China Cuts Railway Trade Link With Lithuania Amid Taiwan Row, Report Says

China's state-owned rail operator has denied that a freight link with Lithuania has been suspended after a report that the company was halting the transportation of goods in the wake of Beijing's spat with Vilnius over Taiwan.

China Railway Container Transport, a subsidiary of China Railway Group, sent a letter to Lithuanian customers informing them that the freight link would be put on hold from August and September, according to a copy acquired by the Baltic News Service.

The CRCT letter cited "the deterioration of bilateral relations" between China and Lithuania for the suspension, which would be in place indefinitely and "until further notice," said a report published on Wednesday by Taiwan's Central News Agency.

The decision will affect a shipment of goods scheduled for later this month, according to the Baltic News Service report published on Tuesday. The rail company operates links in Europe and Central Asia as part of China's Belt and Road initiative. The line to Vilnius was established last June, said the news service.

In a statement to China's official news agency Xinhua, CRCT said the report about freight suspension was not accurate. The company said train transportation between China and Lithuania was operating normally.

However, in a comment that appeared to contradict CRCT, Lithuania's national railway operator has confirmed elements of Tuesday's report.

A Lithuanian Railways spokesperson, Gintaras Liubinas, told Newsweek: "We have received information through our customers that several freight trains from China will not arrive in Lithuania at the end of August and in the first half of September. Meanwhile, transit trains pass through Lithuania in the usual way.

"We hope that all the agreements reached earlier will be respected and that both sides will successfully develop mutually beneficial cooperation in the field of freight transport."

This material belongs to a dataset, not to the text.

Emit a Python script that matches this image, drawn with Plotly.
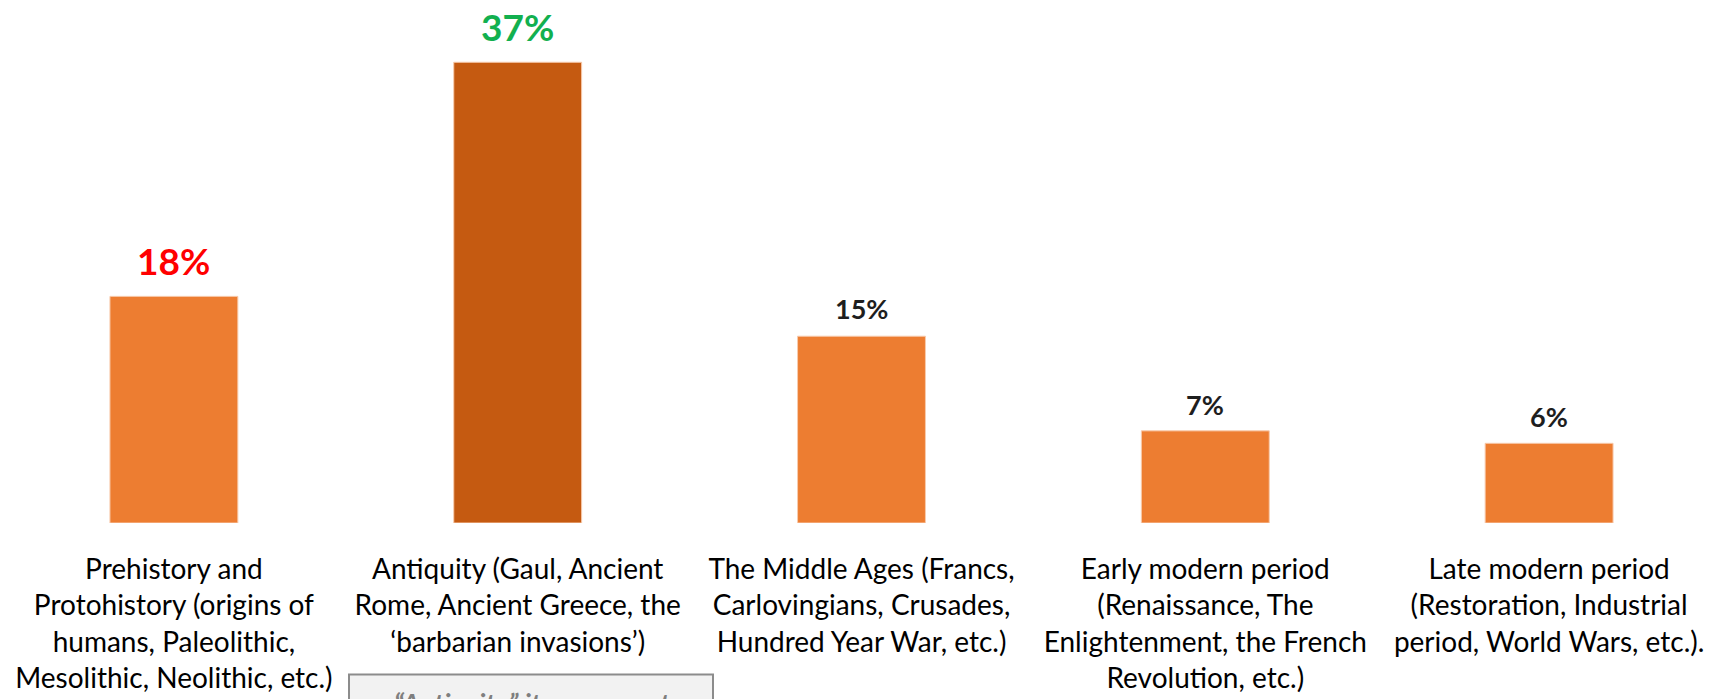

China recalled its ambassador to Vilnius on August 10 and demanded the Baltic nation withdraw its envoy from Beijing in a diplomatic row over the planned opening of a de facto Taiwanese embassy in the Lithuanian capital. China claims the democratic island is part of its territory and has protested the Lithuanian government's decision to allow Taipei's first diplomatic mission in Europe for nearly 20 years—and its first under the name "Taiwan."

The Taiwanese Representative Office in Lithuania will be followed by a reciprocal office in Taipei later this year, the two governments have confirmed.

Like most countries, Lithuania has no official diplomatic relations with Taiwan, but Vilnius says forging closer cultural and economic ties with the self-ruled island does not undermine its "one China" policy.

Following China's withdrawal of its top diplomat, President Gitanas Nausėda of Lithuania told the Baltic News Service that his country had the right to conduct independent foreign policy and that "unilateral ultimatums" were not acceptable in international relations.

On Tuesday, Chinese Foreign Ministry spokesperson Hua Chunying said Beijing would "firmly defend" its core territorial interests, adding that the Lithuanian government was "fooling itself" if it thought it could maintain a "one China" policy that differed from Beijing's "one China" principle.

While Beijing's principle explicitly lists Taiwan as a province of China, the former policy—adopted by most major nations including the U.S.—is ambiguous and leaves room for informal ties with Taipei.

Lithuania's position has been backed by the U.S. and the European Union. Beijing has warned Vilnius of further consequences, ahead of the 30th anniversary of the establishment of Lithuania-China relations on September 14.

Ramūnas Rimkus, a transport official at the Lithuanian Embassy in China, told the Baltic News Service that his office had yet to receive formal notification of the reported rail suspension. Such a decision, however, would involve political considerations by China, he said.

China Cuts Freight Link With Lithuania: Report
File photo of a freight train transporting containers laden with goods from London, arriving at Yiwu port station in the province of Zhejiang, China, on April 29, 2017. STR/AFP via Getty Images

Countries including South Korea, the Philippines and, most recently, Australia have been on the receiving end of what observers term China's "economic coercion," which involves some form of trade or tourism ban as an indirect punishment for offending Beijing.

China's economic leverage over Vilnius is small, but not inconsequential. According to the United Nations International Trade Statistics Database—also known as Comtrade—Lithuania imported $1.3 billion of goods from China while exporting $357.7 million in products in 2020. The figures represented 4 percent of Lithuania's total imports and 1.1 percent of exports.

Lithuania's largest import partner was Poland at $4.34 billion, or 13 percent, followed by Germany at $4.29 billion, or 12.9 percent. Russia topped its export list at $4.3 billion, or 13.3 percent. Neighboring Latvia was second at $3 billion, or 9.3 percent, according to Comtrade.

Update 8/18/21, 10:15 a.m. ET: This article was updated to add a comment from Lithuanian Railways.